In your copy, include every line of the listing below exactly but none of the pictures.

------

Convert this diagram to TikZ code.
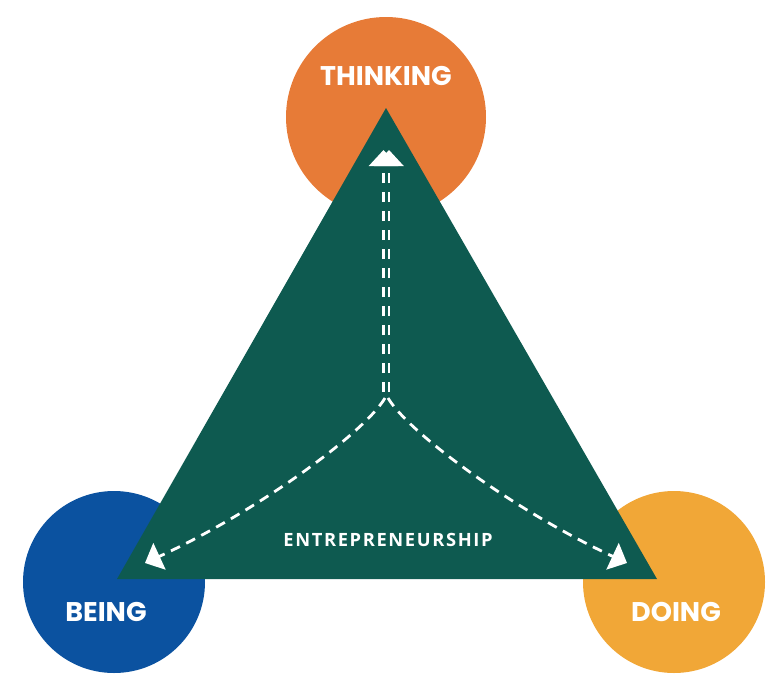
\documentclass[tikz,border=0pt]{standalone}
\usepackage{fontspec}
\usetikzlibrary{arrows.meta}
\newfontfamily\labelfont{Poppins}
\newfontfamily\entfont[LetterSpace=9]{Open Sans}
\definecolor{thinkc}{HTML}{E77B37}
\definecolor{beingc}{HTML}{0B52A0}
\definecolor{doingc}{HTML}{F1A737}
\definecolor{tric}{HTML}{0E5A50}
\begin{document}
\begin{tikzpicture}[x=1pt,y=-1pt,
  circ/.style={circle,inner sep=0pt},
  lbl/.style={text=white,font=\labelfont\bfseries\fontsize{27}{30}\selectfont,inner sep=0pt},
  dline/.style={white,line width=2.8pt,dash pattern=on 10pt off 7pt,
    -{Triangle[width=29pt,length=16pt]}},
  vline/.style={white,line width=2.4pt,dash pattern=on 10pt off 9pt,
    -{Triangle[width=29pt,length=16pt]}}]
\useasboundingbox (0,0) rectangle (774,678);
\node[circ,fill=thinkc,minimum size=200pt] (think) at (386,117) {};
\node[circ,fill=beingc,minimum size=182pt] (being) at (114,582) {};
\node[circ,fill=doingc,minimum size=182pt] (doing) at (674,582) {};
\coordinate (apex) at (386,108);
\coordinate (bl) at (117,579);
\coordinate (br) at (657,579);
\fill[tric] (apex) -- (bl) -- (br) -- cycle;
\node[lbl] (tlab) at (386,76) {THINKING};
\node[lbl] (blab) at (106,612) {BEING};
\node[lbl] (dlab) at (676,612) {DOING};
\node[text=white,font=\entfont\bfseries\fontsize{18.3}{21}\selectfont,inner sep=0pt] (ent) at (388,540) {ENTREPRENEURSHIP};
\coordinate (cl) at (385,398);
\coordinate (cr) at (388,398);
\coordinate (vl0) at (383.5,392);
\coordinate (vr0) at (389,392);
\coordinate (vl1) at (383.5,150);
\coordinate (vr1) at (389,150);
\coordinate (ltip) at (145,563);
\coordinate (rtip) at (627,563);
\draw[vline] (vl0) -- (vl1);
\draw[vline] (vr0) -- (vr1);
\draw[dline] (cl) .. controls (365,432) and (260,510) .. (ltip);
\draw[dline] (cr) .. controls (408,432) and (513,510) .. (rtip);
\end{tikzpicture}
\end{document}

------

_SOLUTION TO THE PROBLEM_
Convert this diagram to TikZ code.
\documentclass[tikz,border=0pt]{standalone}
\usepackage{fontspec}
\usetikzlibrary{arrows.meta}
\newfontfamily\labelfont{Poppins}
\newfontfamily\entfont[LetterSpace=9]{Open Sans}
\definecolor{thinkc}{HTML}{E77B37}
\definecolor{beingc}{HTML}{0B52A0}
\definecolor{doingc}{HTML}{F1A737}
\definecolor{tric}{HTML}{0E5A50}
\begin{document}
\begin{tikzpicture}[x=1pt,y=-1pt,
  circ/.style={circle,inner sep=0pt},
  lbl/.style={text=white,font=\labelfont\bfseries\fontsize{27}{30}\selectfont,inner sep=0pt},
  dline/.style={white,line width=2.8pt,dash pattern=on 10pt off 7pt,
    -{Triangle[width=29pt,length=16pt]}},
  vline/.style={white,line width=2.4pt,dash pattern=on 10pt off 9pt,
    -{Triangle[width=29pt,length=16pt]}}]
\useasboundingbox (0,0) rectangle (774,678);
\node[circ,fill=thinkc,minimum size=200pt] (think) at (386,117) {};
\node[circ,fill=beingc,minimum size=182pt] (being) at (114,582) {};
\node[circ,fill=doingc,minimum size=182pt] (doing) at (674,582) {};
\coordinate (apex) at (386,108);
\coordinate (bl) at (117,579);
\coordinate (br) at (657,579);
\fill[tric] (apex) -- (bl) -- (br) -- cycle;
\node[lbl] (tlab) at (386,76) {THINKING};
\node[lbl] (blab) at (106,612) {BEING};
\node[lbl] (dlab) at (676,612) {DOING};
\node[text=white,font=\entfont\bfseries\fontsize{18.3}{21}\selectfont,inner sep=0pt] (ent) at (388,540) {ENTREPRENEURSHIP};
\coordinate (cl) at (385,398);
\coordinate (cr) at (388,398);
\coordinate (vl0) at (383.5,392);
\coordinate (vr0) at (389,392);
\coordinate (vl1) at (383.5,150);
\coordinate (vr1) at (389,150);
\coordinate (ltip) at (145,563);
\coordinate (rtip) at (627,563);
\draw[vline] (vl0) -- (vl1);
\draw[vline] (vr0) -- (vr1);
\draw[dline] (cl) .. controls (365,432) and (260,510) .. (ltip);
\draw[dline] (cr) .. controls (408,432) and (513,510) .. (rtip);
\end{tikzpicture}
\end{document}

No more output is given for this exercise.